Raus aus dem Krisenmodus, zurück zum geordneten Verfahren

Um das künftig zu vermeiden, hat Brehms CSU-Fraktion einen Antrag an den Stadtrat gestellt, dass derlei Vergaben künftig wieder nach festen Kriterien abzulaufen haben. „Wir müssen raus aus dem Krisenmodus und wieder zu einem geordneten Verfahren kommen“, so Brehm zum BAYERNKURIER. Dazu gebe es jetzt die Gelegenheit, weil der Zustrom von Flüchtlingen deutlich nachgelassen habe. Brehm: „Die CSU-Stadtratsfraktion fordert in Ihrem Antrag klare Vorgaben für Vertragsabschlüsse und mehr Transparenz gegenüber den Bürgern. Auch soll die bisherige Praxis überprüft und in die üblichen städtischen Ausschreibungs- und Vergabeverfahren überführt werden.“

„Durch die Ereignisse um die Entmietung eines Wohn- und Geschäftshauses im Stadtteil Reichelsdorf – um es anschließend der Stadt als Flüchtlingsunterkunft anzubieten – wurde in den letzten Wochen mehr als deutlich, wie wichtig die Einhaltung und Prüfung von Kriterien für solche Anmietungen sind“, sagt Brehm. Dazu gehöre, dass normale Standards in Mietverträgen, Vorschriften bezüglich Brandschutz und so weiter, eingehalten würden, betonte Brehm gegenüber dem BAYERNKURIER. Auch müssten normale Mietkosten eingehalten werden. „Wenn ein Vermieter diese Kriterien nicht einhält, muss man aus den Verträgen schnell auch wieder rauskommen“, sagte der Rathaus-Fraktionschef.

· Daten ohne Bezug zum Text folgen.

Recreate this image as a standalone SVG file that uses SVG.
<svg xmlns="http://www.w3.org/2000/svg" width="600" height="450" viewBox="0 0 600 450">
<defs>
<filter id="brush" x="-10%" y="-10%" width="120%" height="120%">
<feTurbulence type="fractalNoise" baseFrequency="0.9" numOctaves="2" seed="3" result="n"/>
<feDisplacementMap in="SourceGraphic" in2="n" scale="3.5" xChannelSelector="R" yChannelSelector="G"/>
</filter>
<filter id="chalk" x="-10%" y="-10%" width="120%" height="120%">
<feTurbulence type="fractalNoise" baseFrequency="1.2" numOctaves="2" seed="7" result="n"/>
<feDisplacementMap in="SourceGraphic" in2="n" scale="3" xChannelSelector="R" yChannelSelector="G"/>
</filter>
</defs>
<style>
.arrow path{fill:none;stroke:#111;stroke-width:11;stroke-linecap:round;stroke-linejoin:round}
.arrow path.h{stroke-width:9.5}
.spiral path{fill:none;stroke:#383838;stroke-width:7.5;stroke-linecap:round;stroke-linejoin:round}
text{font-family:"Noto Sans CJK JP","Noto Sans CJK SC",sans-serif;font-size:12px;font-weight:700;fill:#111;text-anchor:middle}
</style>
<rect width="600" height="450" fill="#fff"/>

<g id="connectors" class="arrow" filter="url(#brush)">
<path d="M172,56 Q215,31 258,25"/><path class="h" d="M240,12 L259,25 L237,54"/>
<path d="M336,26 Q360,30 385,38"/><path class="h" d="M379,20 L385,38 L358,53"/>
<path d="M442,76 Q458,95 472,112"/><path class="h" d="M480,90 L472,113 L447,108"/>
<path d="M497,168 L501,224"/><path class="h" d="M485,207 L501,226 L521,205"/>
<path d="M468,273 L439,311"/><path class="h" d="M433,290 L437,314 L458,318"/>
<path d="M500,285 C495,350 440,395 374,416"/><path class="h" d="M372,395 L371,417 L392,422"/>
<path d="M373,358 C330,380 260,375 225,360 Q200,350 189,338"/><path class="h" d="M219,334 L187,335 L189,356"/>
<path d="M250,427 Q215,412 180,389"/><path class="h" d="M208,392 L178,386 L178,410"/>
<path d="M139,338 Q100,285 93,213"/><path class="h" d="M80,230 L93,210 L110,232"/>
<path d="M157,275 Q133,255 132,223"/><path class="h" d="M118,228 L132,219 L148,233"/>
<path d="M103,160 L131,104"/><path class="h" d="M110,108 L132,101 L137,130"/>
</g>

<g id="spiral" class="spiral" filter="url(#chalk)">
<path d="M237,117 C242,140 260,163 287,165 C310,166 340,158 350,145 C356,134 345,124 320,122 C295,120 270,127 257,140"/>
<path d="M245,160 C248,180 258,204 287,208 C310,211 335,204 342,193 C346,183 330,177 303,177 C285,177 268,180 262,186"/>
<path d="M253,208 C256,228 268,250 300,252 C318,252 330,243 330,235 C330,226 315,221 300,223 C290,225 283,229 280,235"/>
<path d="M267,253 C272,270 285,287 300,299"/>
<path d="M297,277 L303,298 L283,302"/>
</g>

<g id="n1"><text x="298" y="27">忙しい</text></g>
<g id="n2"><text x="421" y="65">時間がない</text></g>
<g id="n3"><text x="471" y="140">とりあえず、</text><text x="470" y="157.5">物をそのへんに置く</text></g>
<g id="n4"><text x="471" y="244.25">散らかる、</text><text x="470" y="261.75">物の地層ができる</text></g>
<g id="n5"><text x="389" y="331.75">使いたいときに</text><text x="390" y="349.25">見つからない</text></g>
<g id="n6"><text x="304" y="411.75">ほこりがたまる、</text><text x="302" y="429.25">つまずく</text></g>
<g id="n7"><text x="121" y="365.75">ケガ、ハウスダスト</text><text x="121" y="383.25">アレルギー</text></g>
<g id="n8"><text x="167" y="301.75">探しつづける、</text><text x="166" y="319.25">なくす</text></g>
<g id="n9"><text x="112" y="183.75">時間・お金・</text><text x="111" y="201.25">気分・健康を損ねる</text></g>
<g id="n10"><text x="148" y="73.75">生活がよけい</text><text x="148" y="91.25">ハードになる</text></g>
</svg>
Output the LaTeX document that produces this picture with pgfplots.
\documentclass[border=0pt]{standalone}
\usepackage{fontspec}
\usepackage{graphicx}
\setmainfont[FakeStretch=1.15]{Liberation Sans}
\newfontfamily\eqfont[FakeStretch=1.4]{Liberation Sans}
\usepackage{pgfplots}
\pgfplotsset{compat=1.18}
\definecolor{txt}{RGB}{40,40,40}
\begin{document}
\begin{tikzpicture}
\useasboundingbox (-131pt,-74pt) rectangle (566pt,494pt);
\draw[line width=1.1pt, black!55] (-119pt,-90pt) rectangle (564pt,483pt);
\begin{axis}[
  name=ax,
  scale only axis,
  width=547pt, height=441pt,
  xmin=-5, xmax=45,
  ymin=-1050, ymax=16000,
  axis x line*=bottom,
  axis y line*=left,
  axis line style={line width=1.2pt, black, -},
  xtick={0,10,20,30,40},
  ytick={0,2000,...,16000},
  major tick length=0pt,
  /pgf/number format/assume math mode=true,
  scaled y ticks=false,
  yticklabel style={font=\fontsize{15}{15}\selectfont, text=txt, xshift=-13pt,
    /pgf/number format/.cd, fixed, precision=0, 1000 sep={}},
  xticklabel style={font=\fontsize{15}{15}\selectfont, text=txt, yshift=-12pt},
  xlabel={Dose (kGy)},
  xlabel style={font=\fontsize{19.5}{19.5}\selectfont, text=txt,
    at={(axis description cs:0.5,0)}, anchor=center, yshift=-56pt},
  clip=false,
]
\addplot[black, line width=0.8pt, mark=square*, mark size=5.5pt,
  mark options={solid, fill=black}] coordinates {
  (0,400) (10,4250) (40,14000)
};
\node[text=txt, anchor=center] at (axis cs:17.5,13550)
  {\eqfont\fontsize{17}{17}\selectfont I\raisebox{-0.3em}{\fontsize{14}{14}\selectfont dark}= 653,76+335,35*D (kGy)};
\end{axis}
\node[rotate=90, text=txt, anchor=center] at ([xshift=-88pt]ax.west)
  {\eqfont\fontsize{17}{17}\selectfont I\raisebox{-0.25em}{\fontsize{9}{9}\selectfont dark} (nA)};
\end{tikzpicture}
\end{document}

„Nach Ansicht der CSU-Stadtratsfraktion darf keine Marktsituation entstehen, die es Eigentümern ermöglicht, durch Kündigung bestehender Mietverhältnisse vermeintlich freie Kapazitäten für neue Flüchtlingsunterkünfte zu schaffen und gewinnbringend zu vermarkten“, so Brehm. Auch Bayerns Finanzminister Markus Söder kritisiert: „So etwas wie in Reichelsdorf darf sich nicht wiederholen.“ Es habe sich aufgrund der Unterbringungs-Notlage durch die offenen Grenzen „ein Glücksrittertum breitgemacht“. Die Unterbringung müsse jetzt jedoch so geregelt werden, „dass kein Glücksrittertum mehr möglich ist“, so Söder.